Khrushchev’s relationship with Mao Zedong and communist China was troubled. In February 1956 Khrushchev delivered his famous ‘Secret Speech’, denouncing the tyranny, brutality and “abuses of power” under his former mentor Stalin. This placed Mao, who had always praised Stalin as a great communist leader, in an awkward position. The Chinese Communist Party (CCP) was forced to revise its position on Stalin, admitting his “shortcomings and mistakes” while hailing his “great achievements”. Khrushchev made three state visits to China in the 1950s but none went well. Mao, who had been poorly treated by Stalin while visiting Moscow in 1949, returned the favour on the visiting Khrushchev. During a 1958 visit Mao flatly rejected Khrushchev’s joint defence proposals. Another visit the following year went so badly that Khrushchev cut it short and returned home early. He later ordered the withdrawal of Soviet technical advisors from China.

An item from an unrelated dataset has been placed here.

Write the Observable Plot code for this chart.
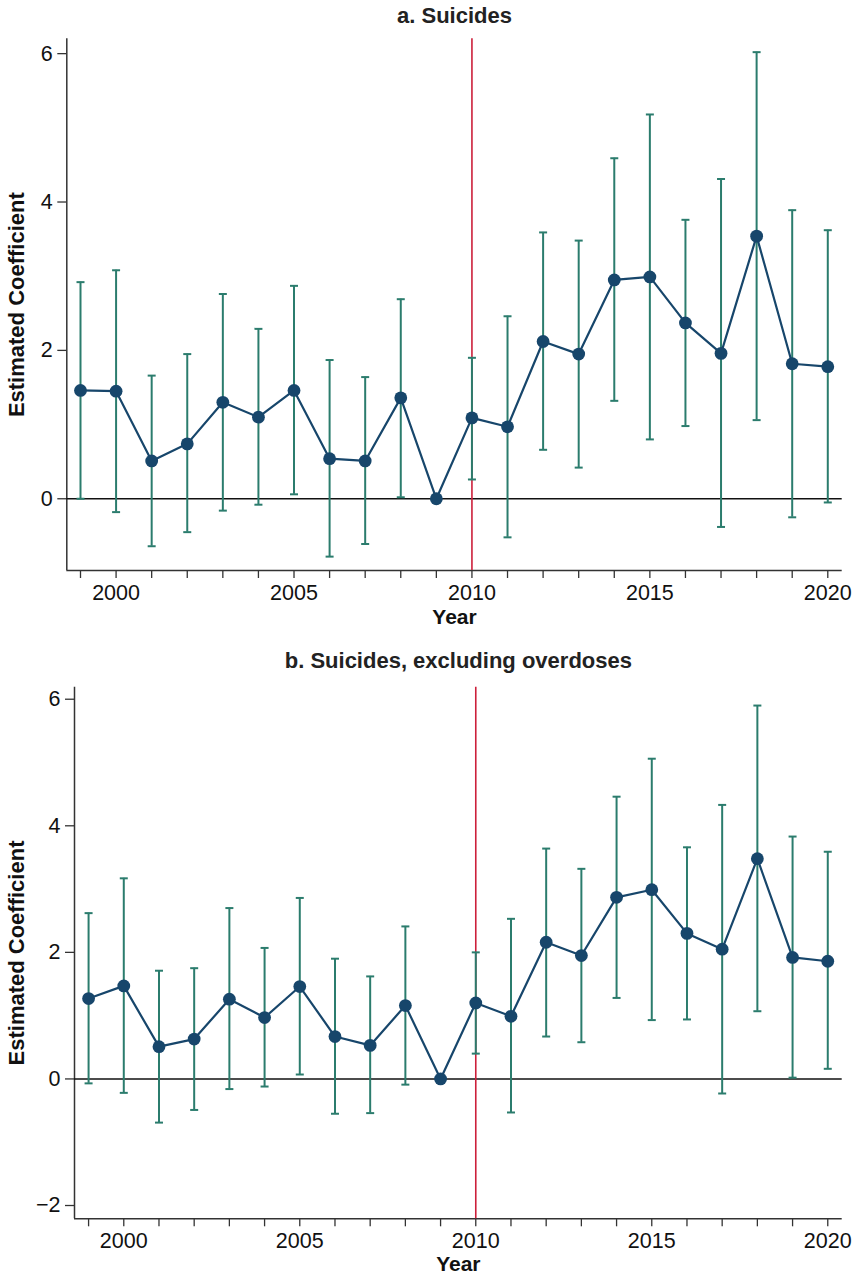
<!DOCTYPE html>
<html>
<head>
<meta charset="utf-8">
<script src="https://cdn.jsdelivr.net/npm/d3@7"></script>
<script src="https://cdn.jsdelivr.net/npm/@observablehq/plot@0.6"></script>
<style>
  html, body { margin: 0; padding: 0; background: #fff; }
  #chart { width: 856px; }
  #chart svg { display: block; }
</style>
</head>
<body>
<div id="chart"></div>
<script>
// ---- Data ----
const years = [1999, 2000, 2001, 2002, 2003, 2004, 2005, 2006, 2007, 2008, 2009, 2010,
               2011, 2012, 2013, 2014, 2015, 2016, 2017, 2018, 2019, 2020];
const labeledYears = [2000, 2005, 2010, 2015, 2020];
const policyYear = 2010;

const titleA = "a. Suicides";
const estA = [1.46, 1.45, 0.51, 0.74, 1.30, 1.10, 1.46, 0.54, 0.51, 1.36, 0, 1.09,
              0.97, 2.12, 1.95, 2.95, 2.99, 2.37, 1.96, 3.54, 1.82, 1.78];
const loA  = [0.00, -0.18, -0.64, -0.45, -0.16, -0.08, 0.06, -0.78, -0.61, 0.02, null, 0.26,
              -0.52, 0.66, 0.42, 1.32, 0.80, 0.98, -0.38, 1.06, -0.25, -0.05];
const hiA  = [2.92, 3.08, 1.66, 1.95, 2.76, 2.29, 2.87, 1.87, 1.64, 2.69, null, 1.90,
              2.46, 3.59, 3.48, 4.59, 5.18, 3.76, 4.31, 6.02, 3.89, 3.62];
const yTicksA = [0, 2, 4, 6];

const titleB = "b. Suicides, excluding overdoses";
const estB = [1.27, 1.47, 0.51, 0.63, 1.26, 0.97, 1.46, 0.67, 0.53, 1.16, 0, 1.20,
              0.99, 2.16, 1.95, 2.87, 2.99, 2.30, 2.05, 3.48, 1.92, 1.86];
const loB  = [-0.07, -0.22, -0.69, -0.49, -0.16, -0.12, 0.07, -0.55, -0.54, -0.09, null, 0.40,
              -0.53, 0.67, 0.58, 1.28, 0.93, 0.94, -0.23, 1.07, 0.02, 0.16];
const hiB  = [2.62, 3.17, 1.71, 1.75, 2.70, 2.07, 2.86, 1.90, 1.62, 2.41, null, 2.00,
              2.53, 3.64, 3.32, 4.46, 5.06, 3.66, 4.33, 5.90, 3.83, 3.59];
const yTicksB = [-2, 0, 2, 4, 6];

const xLabel = "Year";
const yLabel = "Estimated Coefficient";

// ---- Styles ----
const navy = "#17466b";
const teal = "#2b7c6d";
const red = "#cc1f3a";
const axisColor = "#333";
const font = "'Liberation Sans', Arial, Helvetica, sans-serif";

// horizontal cap symbol for error bars
const capSymbol = {
  draw(context, size) {
    const w = Math.sqrt(size / Math.PI);
    context.moveTo(-w, 0);
    context.lineTo(w, 0);
  }
};

function panel({title, est, lo, hi, yTicks, xDomain, yDomain, height, mt, mb, ml, mr, titleDy, yearDy, ylabDx}) {
  const data = years.map((y, i) => ({year: y, est: est[i], lo: lo[i], hi: hi[i]}));
  const ci = data.filter(d => d.lo != null && d.hi != null);
  return Plot.plot({
    width: 856,
    height,
    marginTop: mt,
    marginBottom: mb,
    marginLeft: ml,
    marginRight: mr,
    style: {fontFamily: font, fontSize: "21px", color: axisColor, background: "#fff", overflow: "visible"},
    x: {domain: xDomain},
    y: {domain: yDomain},
    marks: [
      Plot.axisX({ticks: years, tickFormat: d => labeledYears.includes(d) ? String(d) : "",
                  tickSize: 8, tickPadding: 6, label: null, stroke: axisColor, strokeWidth: 1.3,
                  fill: "#111", fontSize: 21.5}),
      Plot.axisY({ticks: yTicks, tickSize: 9, tickPadding: 5, label: null, stroke: axisColor,
                  strokeWidth: 1.3, fill: "#111", fontSize: 21.5}),
      Plot.ruleX([xDomain[0]], {stroke: axisColor, strokeWidth: 1.5}),
      Plot.ruleY([yDomain[0]], {stroke: axisColor, strokeWidth: 1.5}),
      Plot.ruleY([0], {stroke: "#111", strokeWidth: 1.6}),
      Plot.ruleX([policyYear], {stroke: red, strokeWidth: 1.6}),
      Plot.ruleX(ci, {x: "year", y1: "lo", y2: "hi", stroke: teal, strokeWidth: 2}),
      Plot.dot(ci, {x: "year", y: "hi", symbol: capSymbol, r: 4, stroke: teal, strokeWidth: 2, fill: "none"}),
      Plot.dot(ci, {x: "year", y: "lo", symbol: capSymbol, r: 4, stroke: teal, strokeWidth: 2, fill: "none"}),
      Plot.line(data, {x: "year", y: "est", stroke: navy, strokeWidth: 2.2}),
      Plot.dot(data, {x: "year", y: "est", r: 6.4, fill: navy, stroke: "none"}),
      Plot.text([title], {frameAnchor: "top", lineAnchor: "bottom", dy: titleDy,
                          fontSize: 22, fontWeight: "bold", fill: "#222"}),
      Plot.text([xLabel], {frameAnchor: "bottom", lineAnchor: "bottom", dy: yearDy,
                           fontSize: 21, fontWeight: "bold", fill: "#111"}),
      Plot.text([yLabel], {frameAnchor: "left", rotate: -90, dx: ylabDx, lineAnchor: "middle",
                           textAnchor: "middle", fontSize: 22, fontWeight: "bold", fill: "#111"})
    ]
  });
}

const root = document.getElementById("chart");
root.appendChild(panel({
  title: titleA, est: estA, lo: loA, hi: hiA, yTicks: yTicksA,
  xDomain: [1998.615, 2020.405], yDomain: [-0.967, 6.2],
  height: 637, mt: 38.3, mb: 67, ml: 66.3, mr: 14.3,
  titleDy: -15.5, yearDy: 53, ylabDx: -49.6
}));
root.appendChild(panel({
  title: titleB, est: estB, lo: loB, hi: hiB, yTicks: yTicksB,
  xDomain: [1998.6, 2020.41], yDomain: [-2.21, 6.19],
  height: 637, mt: 49.7, mb: 55.7, ml: 74, mr: 14.3,
  titleDy: -19.4, yearDy: 51.7, ylabDx: -57.3
}));
</script>
</body>
</html>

The most significant point of difference between Khrushchev and Mao Zedong was their attitude to the West. Mao had based his entire foreign policy on anti-imperialist, anti-American paranoia and propaganda. Khrushchev, however, was prepared to open up friendlier negotiations with Washington and other Western countries. This outraged Mao, who viewed concessions to the West as a sign of weakness. When Khrushchev retreated during the Cuban missile crisis in October 1962, Mao made public statements accusing him of cowardice. The Sino-Soviet war of words continued through the 1960s. Khrushchev became a target of CCP propaganda, which painted him as a traitor to Marxist-Leninism. During the Cultural Revolution the persecuted Liu Shaoqi was condemned as the ‘Chinese Khrushchev’. As for the real Khrushchev, hardliners forced him out of power in 1964 and he took no further part in Soviet politics. He penned his memoirs before dying in 1971.